Work to complete — Using the listing below, give again exactly the lines from the line with "Write the TikZ code for this diagram." to the line with "(0,0) rectangle (2560,1617);", inclusive, without the pictures.

Code that draws figures:
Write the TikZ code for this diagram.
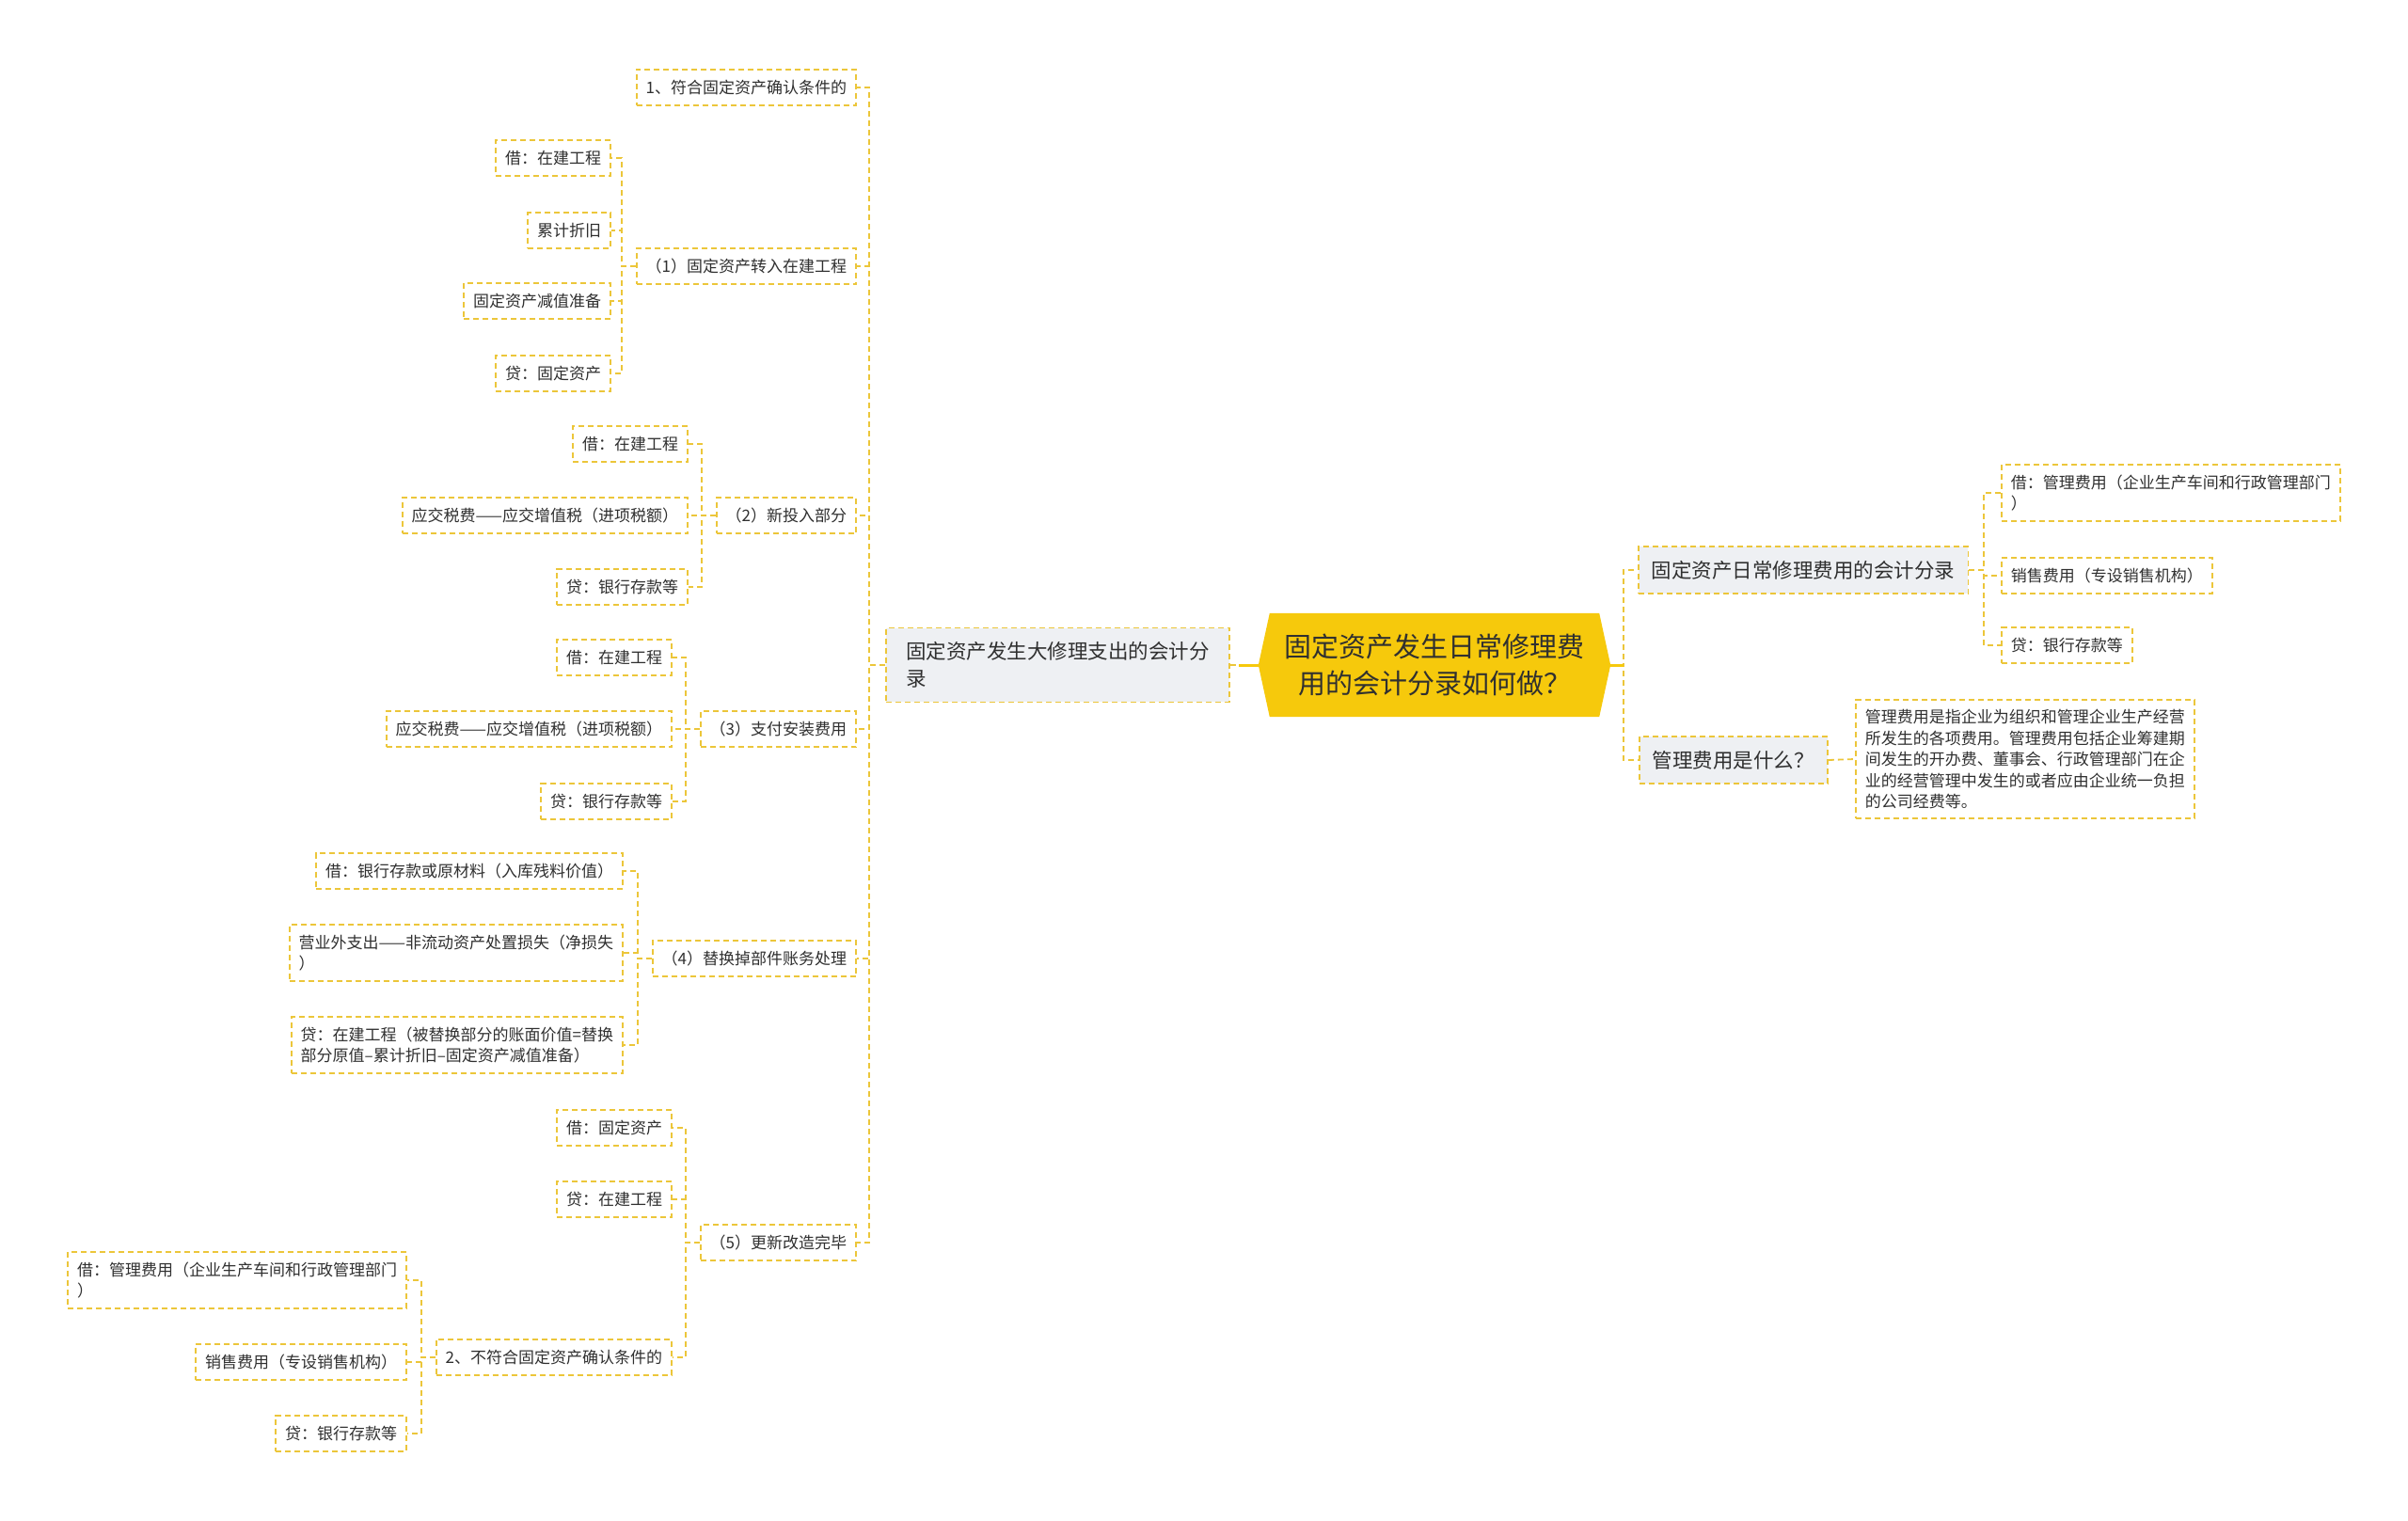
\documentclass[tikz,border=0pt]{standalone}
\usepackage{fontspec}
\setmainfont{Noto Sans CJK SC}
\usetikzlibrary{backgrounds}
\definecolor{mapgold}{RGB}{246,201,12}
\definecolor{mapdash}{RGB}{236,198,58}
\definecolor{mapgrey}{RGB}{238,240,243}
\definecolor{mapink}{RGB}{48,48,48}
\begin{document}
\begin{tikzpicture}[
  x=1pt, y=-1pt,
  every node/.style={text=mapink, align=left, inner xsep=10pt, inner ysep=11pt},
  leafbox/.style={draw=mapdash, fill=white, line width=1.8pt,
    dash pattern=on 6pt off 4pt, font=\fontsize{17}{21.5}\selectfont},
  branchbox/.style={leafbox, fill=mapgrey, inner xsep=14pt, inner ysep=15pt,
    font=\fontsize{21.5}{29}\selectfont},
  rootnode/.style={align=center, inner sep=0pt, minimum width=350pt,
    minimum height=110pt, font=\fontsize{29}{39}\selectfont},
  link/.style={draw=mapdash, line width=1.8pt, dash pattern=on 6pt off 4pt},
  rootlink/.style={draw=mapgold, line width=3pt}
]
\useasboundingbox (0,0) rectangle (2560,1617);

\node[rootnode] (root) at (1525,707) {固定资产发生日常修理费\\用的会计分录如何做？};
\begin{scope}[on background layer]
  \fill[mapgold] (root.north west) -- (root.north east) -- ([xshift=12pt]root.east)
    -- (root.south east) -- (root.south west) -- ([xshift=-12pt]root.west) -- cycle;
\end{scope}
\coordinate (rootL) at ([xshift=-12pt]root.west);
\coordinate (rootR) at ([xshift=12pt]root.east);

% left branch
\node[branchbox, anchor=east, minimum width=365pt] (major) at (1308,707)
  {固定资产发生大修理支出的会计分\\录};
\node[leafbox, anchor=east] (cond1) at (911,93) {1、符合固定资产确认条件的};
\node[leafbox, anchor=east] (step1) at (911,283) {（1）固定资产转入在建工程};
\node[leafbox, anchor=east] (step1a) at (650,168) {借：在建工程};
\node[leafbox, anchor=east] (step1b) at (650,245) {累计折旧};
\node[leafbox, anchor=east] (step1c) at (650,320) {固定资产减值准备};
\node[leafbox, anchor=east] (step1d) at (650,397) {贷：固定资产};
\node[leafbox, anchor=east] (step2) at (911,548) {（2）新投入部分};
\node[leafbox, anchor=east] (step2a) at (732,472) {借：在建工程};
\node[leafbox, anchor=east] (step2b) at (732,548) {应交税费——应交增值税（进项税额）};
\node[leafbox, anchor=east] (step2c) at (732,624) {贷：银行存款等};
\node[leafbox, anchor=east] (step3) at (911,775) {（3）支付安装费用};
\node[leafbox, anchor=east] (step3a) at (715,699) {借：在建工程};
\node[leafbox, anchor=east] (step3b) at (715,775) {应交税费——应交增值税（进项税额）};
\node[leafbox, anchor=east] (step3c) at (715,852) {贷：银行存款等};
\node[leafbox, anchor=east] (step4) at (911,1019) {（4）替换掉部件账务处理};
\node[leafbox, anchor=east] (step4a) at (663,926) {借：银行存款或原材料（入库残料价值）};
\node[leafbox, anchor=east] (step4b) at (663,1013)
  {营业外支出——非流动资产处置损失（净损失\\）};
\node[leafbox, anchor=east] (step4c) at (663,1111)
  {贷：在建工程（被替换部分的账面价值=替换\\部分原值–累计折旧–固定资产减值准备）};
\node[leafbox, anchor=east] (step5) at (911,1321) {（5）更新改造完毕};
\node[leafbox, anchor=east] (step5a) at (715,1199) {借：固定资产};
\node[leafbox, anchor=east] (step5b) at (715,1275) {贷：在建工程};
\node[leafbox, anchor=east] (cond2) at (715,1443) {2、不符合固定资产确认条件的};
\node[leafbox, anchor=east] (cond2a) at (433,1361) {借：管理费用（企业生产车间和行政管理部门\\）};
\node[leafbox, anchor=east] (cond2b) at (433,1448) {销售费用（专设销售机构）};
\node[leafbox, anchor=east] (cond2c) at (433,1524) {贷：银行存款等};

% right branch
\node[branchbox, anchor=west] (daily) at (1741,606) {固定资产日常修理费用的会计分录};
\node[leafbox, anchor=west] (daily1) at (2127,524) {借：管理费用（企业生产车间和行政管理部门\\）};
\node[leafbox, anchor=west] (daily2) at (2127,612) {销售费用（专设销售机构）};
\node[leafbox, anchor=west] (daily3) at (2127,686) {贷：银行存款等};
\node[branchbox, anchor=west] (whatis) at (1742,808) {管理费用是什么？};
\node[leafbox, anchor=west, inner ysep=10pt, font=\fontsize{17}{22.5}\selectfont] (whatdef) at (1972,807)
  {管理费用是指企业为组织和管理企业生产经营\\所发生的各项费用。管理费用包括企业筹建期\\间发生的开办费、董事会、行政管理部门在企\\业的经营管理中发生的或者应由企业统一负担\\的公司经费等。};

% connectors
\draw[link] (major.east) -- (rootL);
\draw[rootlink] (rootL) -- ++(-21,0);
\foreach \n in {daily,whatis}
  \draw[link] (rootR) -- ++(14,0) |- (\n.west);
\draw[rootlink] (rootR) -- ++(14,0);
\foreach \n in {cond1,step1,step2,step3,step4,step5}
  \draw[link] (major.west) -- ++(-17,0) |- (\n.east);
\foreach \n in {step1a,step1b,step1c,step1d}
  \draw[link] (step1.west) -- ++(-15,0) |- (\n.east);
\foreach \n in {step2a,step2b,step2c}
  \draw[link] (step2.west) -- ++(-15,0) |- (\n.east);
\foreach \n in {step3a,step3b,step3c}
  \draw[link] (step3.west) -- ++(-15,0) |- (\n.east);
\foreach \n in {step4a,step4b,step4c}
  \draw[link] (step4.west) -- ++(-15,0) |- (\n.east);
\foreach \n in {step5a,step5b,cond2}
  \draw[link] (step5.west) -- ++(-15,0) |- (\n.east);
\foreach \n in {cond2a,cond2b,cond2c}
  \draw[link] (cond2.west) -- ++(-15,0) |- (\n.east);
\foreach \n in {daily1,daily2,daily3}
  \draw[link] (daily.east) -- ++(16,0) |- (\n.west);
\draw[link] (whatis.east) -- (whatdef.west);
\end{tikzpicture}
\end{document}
...
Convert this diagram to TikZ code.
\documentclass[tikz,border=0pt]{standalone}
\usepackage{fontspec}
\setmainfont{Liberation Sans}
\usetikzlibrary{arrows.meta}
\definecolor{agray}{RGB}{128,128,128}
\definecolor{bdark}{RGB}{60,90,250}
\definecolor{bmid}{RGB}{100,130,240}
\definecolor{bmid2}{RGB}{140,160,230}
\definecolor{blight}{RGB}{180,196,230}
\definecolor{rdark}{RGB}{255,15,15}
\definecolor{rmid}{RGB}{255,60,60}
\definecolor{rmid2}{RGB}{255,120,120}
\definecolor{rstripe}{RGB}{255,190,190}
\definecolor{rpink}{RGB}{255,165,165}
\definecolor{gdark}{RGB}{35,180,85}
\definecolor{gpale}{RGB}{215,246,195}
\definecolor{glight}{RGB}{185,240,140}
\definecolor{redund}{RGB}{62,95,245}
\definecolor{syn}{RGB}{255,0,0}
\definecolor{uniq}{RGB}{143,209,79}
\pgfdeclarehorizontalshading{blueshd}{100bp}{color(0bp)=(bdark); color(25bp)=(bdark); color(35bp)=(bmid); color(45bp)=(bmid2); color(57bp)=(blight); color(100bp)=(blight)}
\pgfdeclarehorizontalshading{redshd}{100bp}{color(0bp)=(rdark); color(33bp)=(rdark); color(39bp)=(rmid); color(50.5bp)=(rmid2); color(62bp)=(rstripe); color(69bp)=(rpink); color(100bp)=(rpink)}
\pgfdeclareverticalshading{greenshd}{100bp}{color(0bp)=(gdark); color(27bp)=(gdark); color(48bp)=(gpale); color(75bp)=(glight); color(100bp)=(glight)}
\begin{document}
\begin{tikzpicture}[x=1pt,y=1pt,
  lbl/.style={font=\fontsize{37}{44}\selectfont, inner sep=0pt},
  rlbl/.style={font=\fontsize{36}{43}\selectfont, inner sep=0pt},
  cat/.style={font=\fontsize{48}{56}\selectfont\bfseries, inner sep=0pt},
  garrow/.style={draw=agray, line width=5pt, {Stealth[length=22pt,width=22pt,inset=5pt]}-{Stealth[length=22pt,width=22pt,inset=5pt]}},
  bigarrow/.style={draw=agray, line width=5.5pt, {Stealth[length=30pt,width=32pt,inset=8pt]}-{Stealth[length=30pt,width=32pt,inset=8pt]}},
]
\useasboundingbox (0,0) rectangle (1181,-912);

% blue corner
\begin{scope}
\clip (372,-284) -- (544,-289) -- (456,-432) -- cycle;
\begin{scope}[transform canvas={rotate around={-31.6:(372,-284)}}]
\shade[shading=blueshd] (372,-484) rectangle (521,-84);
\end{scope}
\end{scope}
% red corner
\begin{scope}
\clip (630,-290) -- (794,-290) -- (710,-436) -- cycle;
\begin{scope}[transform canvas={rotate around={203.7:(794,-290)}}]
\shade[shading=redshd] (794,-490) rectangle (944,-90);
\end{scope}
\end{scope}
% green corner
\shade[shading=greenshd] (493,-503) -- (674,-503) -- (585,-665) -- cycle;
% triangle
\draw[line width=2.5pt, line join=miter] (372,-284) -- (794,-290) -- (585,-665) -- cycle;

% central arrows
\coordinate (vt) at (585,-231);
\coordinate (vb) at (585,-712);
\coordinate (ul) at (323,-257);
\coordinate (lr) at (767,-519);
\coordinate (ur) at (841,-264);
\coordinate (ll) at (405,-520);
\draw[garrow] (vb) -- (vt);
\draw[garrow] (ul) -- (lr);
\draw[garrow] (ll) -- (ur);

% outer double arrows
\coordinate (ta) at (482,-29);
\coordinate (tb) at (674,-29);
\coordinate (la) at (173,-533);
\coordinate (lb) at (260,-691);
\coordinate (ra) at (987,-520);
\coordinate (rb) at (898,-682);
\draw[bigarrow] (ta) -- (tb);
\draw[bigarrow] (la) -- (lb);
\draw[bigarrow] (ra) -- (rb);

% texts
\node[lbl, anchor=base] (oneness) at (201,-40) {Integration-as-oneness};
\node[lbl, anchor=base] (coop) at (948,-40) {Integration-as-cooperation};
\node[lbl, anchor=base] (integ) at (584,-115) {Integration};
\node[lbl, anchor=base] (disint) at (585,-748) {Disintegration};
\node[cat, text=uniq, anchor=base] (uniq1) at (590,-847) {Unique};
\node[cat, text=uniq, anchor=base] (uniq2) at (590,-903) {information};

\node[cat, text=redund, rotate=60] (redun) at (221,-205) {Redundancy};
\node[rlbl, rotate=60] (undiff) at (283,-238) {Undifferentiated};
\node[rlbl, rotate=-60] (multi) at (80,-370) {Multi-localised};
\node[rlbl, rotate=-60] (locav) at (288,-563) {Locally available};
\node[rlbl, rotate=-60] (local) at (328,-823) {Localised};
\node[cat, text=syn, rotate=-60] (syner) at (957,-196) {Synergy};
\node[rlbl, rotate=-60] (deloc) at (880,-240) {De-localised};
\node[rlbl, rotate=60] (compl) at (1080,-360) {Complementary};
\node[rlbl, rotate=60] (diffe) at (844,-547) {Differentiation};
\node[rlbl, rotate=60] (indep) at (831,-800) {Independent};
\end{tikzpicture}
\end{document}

Full output —
Write the TikZ code for this diagram.
\documentclass[tikz,border=0pt]{standalone}
\usepackage{fontspec}
\setmainfont{Noto Sans CJK SC}
\usetikzlibrary{backgrounds}
\definecolor{mapgold}{RGB}{246,201,12}
\definecolor{mapdash}{RGB}{236,198,58}
\definecolor{mapgrey}{RGB}{238,240,243}
\definecolor{mapink}{RGB}{48,48,48}
\begin{document}
\begin{tikzpicture}[
  x=1pt, y=-1pt,
  every node/.style={text=mapink, align=left, inner xsep=10pt, inner ysep=11pt},
  leafbox/.style={draw=mapdash, fill=white, line width=1.8pt,
    dash pattern=on 6pt off 4pt, font=\fontsize{17}{21.5}\selectfont},
  branchbox/.style={leafbox, fill=mapgrey, inner xsep=14pt, inner ysep=15pt,
    font=\fontsize{21.5}{29}\selectfont},
  rootnode/.style={align=center, inner sep=0pt, minimum width=350pt,
    minimum height=110pt, font=\fontsize{29}{39}\selectfont},
  link/.style={draw=mapdash, line width=1.8pt, dash pattern=on 6pt off 4pt},
  rootlink/.style={draw=mapgold, line width=3pt}
]
\useasboundingbox (0,0) rectangle (2560,1617);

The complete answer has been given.